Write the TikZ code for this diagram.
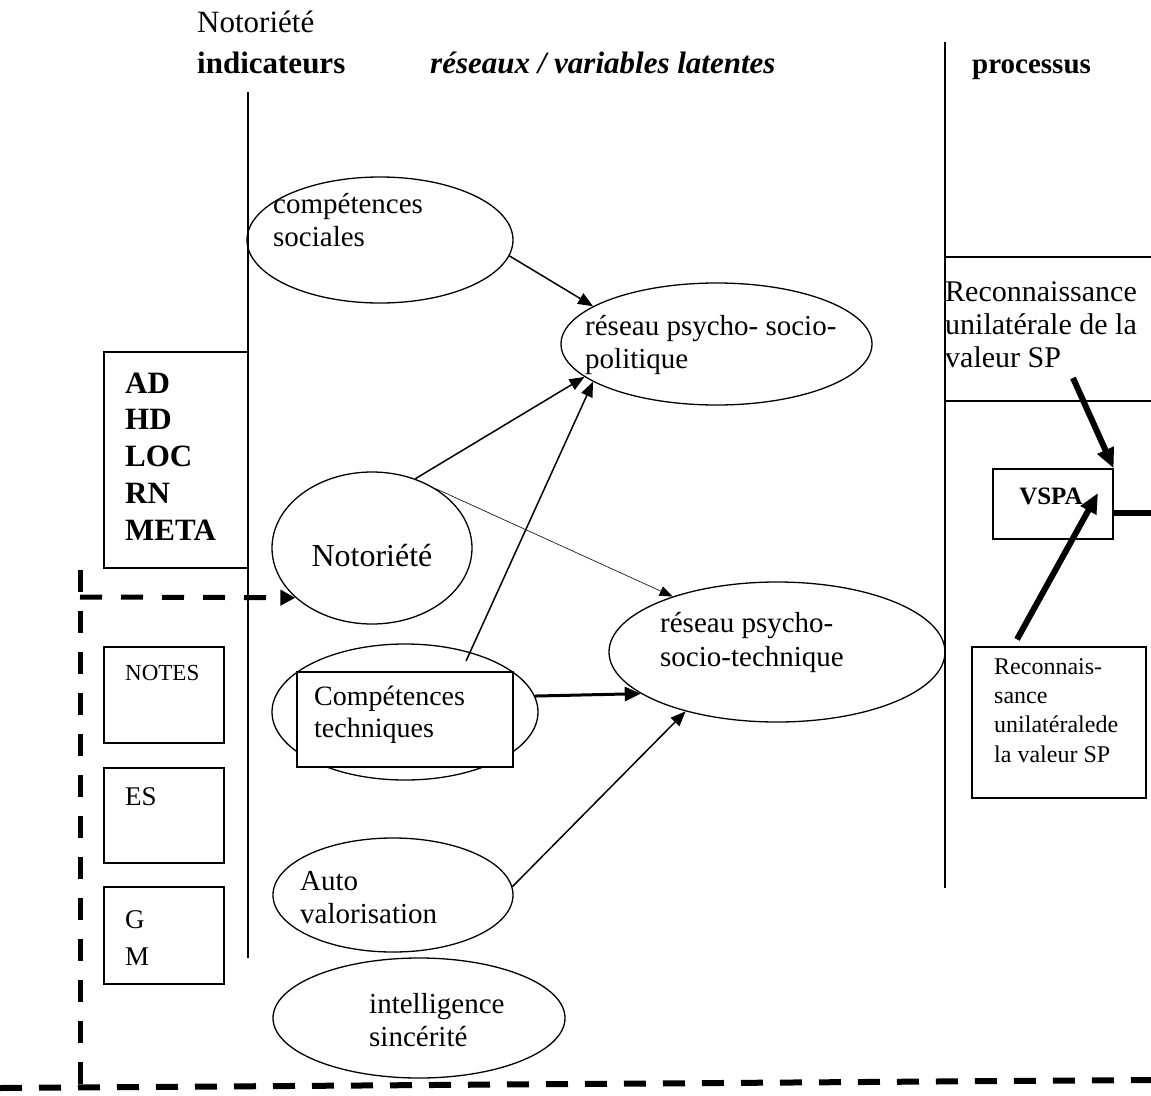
\documentclass[tikz,border=0pt]{standalone}
\usepackage{fontspec}
\setmainfont{Liberation Serif}
\usetikzlibrary{shapes.geometric,arrows.meta}
\newcommand\mytop{\rule{0pt}{0.8em}}
\begin{document}
\begin{tikzpicture}[x=1pt,y=-1pt,
  ell/.style={draw, ellipse, line width=1.3pt, inner sep=0pt},
  bx/.style={draw, rectangle, line width=1.3pt, inner sep=0pt, fill=white},
  lbl/.style={inner sep=0pt, anchor=north west, align=left},
  one/.style={inner sep=0pt, anchor=base west},
  sep/.style={line width=1.4pt},
  arr/.style={line width=1.5pt, -{Triangle[length=15pt,width=12pt]}},
  thinarr/.style={line width=0.6pt, -{Triangle[length=13pt,width=10pt]}},
  medarr/.style={line width=3pt, -{Triangle[length=16pt,width=14pt]}},
  bigarr/.style={line width=6pt, -{Triangle[length=20pt,width=17pt]}},
  dashln/.style={line width=5pt, dash pattern=on 22pt off 19pt},
  f29/.style={font=\fontsize{29}{33}\selectfont},
  f31/.style={font=\fontsize{31}{36}\selectfont}
]
\useasboundingbox[fill=white] (0,0) rectangle (1151,1095);

% headers
\node[one, f31] (hnot) at (197,32) {Notoriété};
\node[one, font=\fontsize{31}{36}\selectfont\bfseries] (hind) at (197,73) {indicateurs};
\node[one, font=\fontsize{31}{36}\selectfont\bfseries\itshape] (hres) at (430,73) {réseaux / variables latentes};
\node[one, font=\fontsize{29}{36}\selectfont\bfseries] (hpro) at (972,73) {processus};

% separators
\draw[sep] (248,92) -- (248,958);
\draw[sep] (945,42) -- (945,888);
\draw[line width=1.2pt] (945,257) -- (1151,257);
\draw[line width=1.2pt] (945,401) -- (1151,401);

% indicator boxes
\node[bx, minimum width=144pt, minimum height=216pt] (ind) at (176,460) {};
\node[lbl, font=\fontsize{31}{36.7}\selectfont\bfseries] (indt) at (125,368.2) {\mytop AD\\HD\\LOC\\RN\\META};
\node[bx, minimum width=120pt, minimum height=96pt] (notes) at (164,695) {};
\node[one, font=\fontsize{23}{27}\selectfont] (notest) at (125,680) {NOTES};
\node[bx, minimum width=120pt, minimum height=95pt] (es) at (164,815.5) {};
\node[one, font=\fontsize{27}{37}\selectfont] (est) at (125,805) {ES};
\node[bx, minimum width=120pt, minimum height=97pt] (gm) at (164,935.5) {};
\node[lbl, font=\fontsize{27}{37}\selectfont] (gmt) at (125,906.4) {\mytop G\\M};

% latent variables
\node[ell, minimum width=266pt, minimum height=126pt] (cs) at (380,240) {};
\node[lbl, f29] (cst) at (273,189.8) {\mytop compétences\\sociales};
\node[ell, minimum width=311pt, minimum height=122pt] (rpsp) at (716.5,344) {};
\node[lbl, f29] (rpspt) at (585,311.8) {\mytop réseau psycho- socio-\\politique};
\node[ell, minimum width=200pt, minimum height=152pt] (not) at (372,548) {};
\node[anchor=base, inner sep=0pt, font=\fontsize{32}{36}\selectfont] (nott) at (372,566) {Notoriété};
\node[ell, minimum width=266pt, minimum height=136pt] (ct) at (405,712) {};
\node[bx, minimum width=216pt, minimum height=95pt] (ctb) at (405,719.5) {};
\node[lbl, font=\fontsize{28}{32}\selectfont] (ctt) at (314,682.6) {\mytop Compétences\\techniques};
\node[ell, minimum width=336pt, minimum height=140pt] (rpst) at (777,652) {};
\node[lbl, font=\fontsize{29}{34}\selectfont] (rpstt) at (660,608.8) {\mytop réseau psycho-\\socio-technique};
\node[ell, minimum width=240pt, minimum height=114pt] (av) at (393,895) {};
\node[lbl, f29] (avt) at (300,866.8) {\mytop Auto\\valorisation};
\node[ell, minimum width=292pt, minimum height=120pt] (is) at (419,1018) {};
\node[lbl, f29] (ist) at (369,989.8) {\mytop intelligence\\sincérité};

% process column
\node[lbl, font=\fontsize{30}{33}\selectfont] (rec) at (945,277) {\mytop Reconnaissance\\unilatérale de la\\valeur SP};
\node[bx, minimum width=120pt, minimum height=70pt] (vspa) at (1053,504) {};
\node[anchor=base, inner sep=0pt, font=\fontsize{25}{30}\selectfont\bfseries] (vspat) at (1051,504) {VSPA};
\node[bx, minimum width=174pt, minimum height=151pt] (rec2) at (1059,722.5) {};
\node[lbl, font=\fontsize{24}{29.3}\selectfont] (rec2t) at (994,654.8) {\mytop Reconnais-\\sance\\unilatéralede\\la valeur SP};

% connectors
\draw[arr] (cs.-7) -- (rpsp.163);
\draw[arr] (not.58) -- (rpsp.194);
\draw[arr] ([yshift=-10pt]ct.45) -- (rpsp.197);
\draw[thinarr] (not.43) -- (rpst.152.3);
\draw[medarr] (ct.7.7) -- (rpst.197.4);
\draw[arr] (av.4) -- (rpst.213.7);
\coordinate (recS) at (1073,378);
\draw[bigarr] (recS) -- (vspa.north east);
\draw[bigarr] ([xshift=-42pt,yshift=7pt]rec2.north) -- ([xshift=45pt,yshift=11pt]vspa.center);
\coordinate (outR) at (1151,513);
\draw[line width=6pt] (vspa.east |- outR) -- (outR);

% dashed frame
\draw[dashln] (80,570) -- (80,1095);
\coordinate (dh) at (80,597);
\draw[dashln, -{Triangle[length=15pt,width=15pt]}] (dh) -- (not.213);
\draw[line width=6pt, dash pattern=on 22pt off 17pt] (0,1088) -- (1151,1080);
\end{tikzpicture}
\end{document}
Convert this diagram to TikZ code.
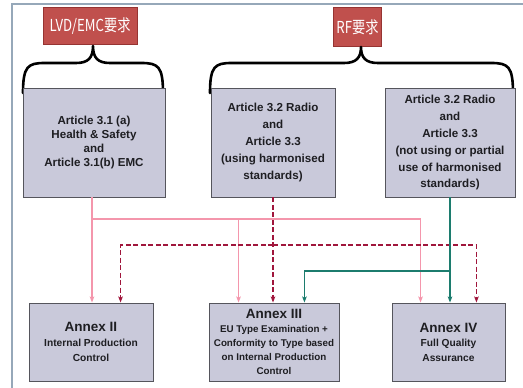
\documentclass[tikz,border=0pt]{standalone}
\usepackage{fontspec}
\setmainfont{Liberation Sans}
\newfontfamily\cjk{Noto Sans CJK SC}
\usetikzlibrary{arrows.meta}

\definecolor{boxfill}{RGB}{201,201,218}
\definecolor{boxedge}{RGB}{85,85,92}
\definecolor{tagfill}{RGB}{192,80,77}
\definecolor{tagedge}{RGB}{150,52,50}
\definecolor{framecol}{RGB}{150,168,185}
\definecolor{pinkline}{RGB}{244,150,172}
\definecolor{wineline}{RGB}{160,22,60}
\definecolor{tealline}{RGB}{28,124,110}
\definecolor{textcol}{RGB}{30,30,34}

% condensed label text for the requirement tags
\newcommand{\tagtext}[1]{\scalebox{0.8}[1]{\cjk\fontsize{16.5}{18}\selectfont #1}}

\begin{document}
\begin{tikzpicture}[x=1pt,y=-1pt,
  tag/.style={draw=tagedge,fill=tagfill,text=white,line width=0.8pt,inner sep=0pt},
  article/.style={draw=boxedge,fill=boxfill,line width=0.9pt,align=center,inner sep=0pt,
    text=textcol,font=\bfseries\fontsize{11.6}{17}\selectfont},
  annex/.style={draw=boxedge,fill=boxfill,line width=0.9pt,align=center,inner sep=0pt,
    text=textcol,font=\bfseries\fontsize{10.2}{14.5}\selectfont,minimum height=78},
  bracket/.style={line width=2.6pt,line cap=round,line join=round},
  tip/.style={-{Stealth[length=6pt,width=4.5pt,inset=1.2pt]}},
  pinkflow/.style={draw=pinkline,line width=1.6pt},
  wineflow/.style={draw=wineline,line width=1.6pt,dash pattern=on 5pt off 2.5pt},
  tealflow/.style={draw=tealline,line width=1.6pt},
]
\useasboundingbox (0,0) rectangle (523,388);

% frame
\draw[framecol,line width=1.2pt] (12,388) -- (12,4) -- (523,4);

% requirement tags
\node[tag,minimum width=94,minimum height=37] (lvd) at (90,26) {\tagtext{LVD/EMC要求}};
\node[tag,minimum width=48,minimum height=39] (rf) at (357.5,27) {\tagtext{RF要求}};

% braces under the tags
\draw[bracket] (23,93) .. controls (23,66) and (28,63) .. (45,63) -- (76,63)
  .. controls (88,63) and (93,58) .. (93,46)
  .. controls (93,58) and (98,63) .. (110,63) -- (141,63)
  .. controls (158,63) and (163,66) .. (163,93);
\draw[bracket] (210,93) .. controls (210,66) and (215,63) .. (232,63) -- (344,63)
  .. controls (356,63) and (361,58) .. (361,47)
  .. controls (361,58) and (366,63) .. (378,63) -- (491,63)
  .. controls (508,63) and (513,66) .. (513,93);

% article boxes
\node[article,minimum width=142,minimum height=109,font=\bfseries\fontsize{11.6}{14.2}\selectfont]
  (b1) at (94,142.5) {Article 3.1 (a)\\Health \& Safety\\and\\Article 3.1(b) EMC};
\node[article,minimum width=124,minimum height=109]
  (b2) at (273,142.5) {Article 3.2 Radio\\and\\Article 3.3\\(using harmonised\\standards)};
\node[article,minimum width=130,minimum height=109]
  (b3) at (450,142.5) {Article 3.2 Radio\\and\\Article 3.3\\(not using or partial\\use of harmonised\\standards)};

% annex boxes
\node[annex,minimum width=124,font=\bfseries\fontsize{10.2}{15}\selectfont] (a2) at (91,342)
  {{\fontsize{13.5}{15}\selectfont Annex II}\\Internal Production\\Control};
\node[annex,minimum width=130,font=\bfseries\fontsize{9.8}{14}\selectfont] (a3) at (274,342)
  {{\fontsize{13.5}{15}\selectfont Annex III}\\EU Type Examination +\\Conformity to Type based\\on Internal Production\\Control};
\node[annex,minimum width=113] (a4) at (448.5,342)
  {{\fontsize{13.5}{15}\selectfont Annex IV}\\Full Quality\\Assurance};

% junction points of the routed connectors
\coordinate (pj) at ([xshift=-2pt]b1.south |- 0,219);
\coordinate (wj) at (b2.south |- 0,245);
\coordinate (tj) at (b3.south |- 0,271);

% Article 3.1 routes (solid pink)
\draw[pinkflow,tip] ([xshift=-2pt]b1.south) -- ([xshift=-2pt]b1.south |- a2.north);
\draw[pinkflow,tip] (pj) -| ([xshift=30pt]a3.north west);
\draw[pinkflow,tip] (pj) -| ([xshift=29pt]a4.north west);

% harmonised-standard routes (dashed wine)
\draw[wineflow,tip] (b2.south) -- (b2.south |- a3.north);
\draw[wineflow,tip] (wj) -| ([xshift=92pt]a2.north west);
\draw[wineflow,tip] (wj) -| ([xshift=-29pt]a4.north east);

% non-harmonised routes (solid teal)
\draw[tealflow,tip] (b3.south) -- (b3.south |- a4.north);
\draw[tealflow,tip] (tj) -| ([xshift=-35pt]a3.north east);
\end{tikzpicture}
\end{document}
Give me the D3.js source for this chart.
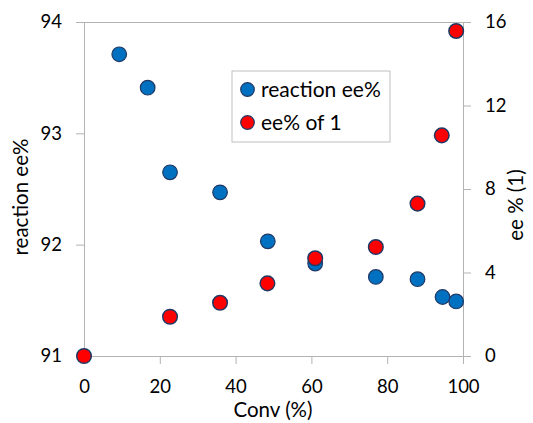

● **EXERCISE AIM**
Return, unchanged, the lines from the first line of the material through the line that holds "(945,401) -- (1151,401);", inclusive, omitting pictures.

● **WRITTEN SOLUTION**
Write the TikZ code for this diagram.
\documentclass[tikz,border=0pt]{standalone}
\usepackage{fontspec}
\setmainfont{Liberation Serif}
\usetikzlibrary{shapes.geometric,arrows.meta}
\newcommand\mytop{\rule{0pt}{0.8em}}
\begin{document}
\begin{tikzpicture}[x=1pt,y=-1pt,
  ell/.style={draw, ellipse, line width=1.3pt, inner sep=0pt},
  bx/.style={draw, rectangle, line width=1.3pt, inner sep=0pt, fill=white},
  lbl/.style={inner sep=0pt, anchor=north west, align=left},
  one/.style={inner sep=0pt, anchor=base west},
  sep/.style={line width=1.4pt},
  arr/.style={line width=1.5pt, -{Triangle[length=15pt,width=12pt]}},
  thinarr/.style={line width=0.6pt, -{Triangle[length=13pt,width=10pt]}},
  medarr/.style={line width=3pt, -{Triangle[length=16pt,width=14pt]}},
  bigarr/.style={line width=6pt, -{Triangle[length=20pt,width=17pt]}},
  dashln/.style={line width=5pt, dash pattern=on 22pt off 19pt},
  f29/.style={font=\fontsize{29}{33}\selectfont},
  f31/.style={font=\fontsize{31}{36}\selectfont}
]
\useasboundingbox[fill=white] (0,0) rectangle (1151,1095);

% headers
\node[one, f31] (hnot) at (197,32) {Notoriété};
\node[one, font=\fontsize{31}{36}\selectfont\bfseries] (hind) at (197,73) {indicateurs};
\node[one, font=\fontsize{31}{36}\selectfont\bfseries\itshape] (hres) at (430,73) {réseaux / variables latentes};
\node[one, font=\fontsize{29}{36}\selectfont\bfseries] (hpro) at (972,73) {processus};

% separators
\draw[sep] (248,92) -- (248,958);
\draw[sep] (945,42) -- (945,888);
\draw[line width=1.2pt] (945,257) -- (1151,257);
\draw[line width=1.2pt] (945,401) -- (1151,401);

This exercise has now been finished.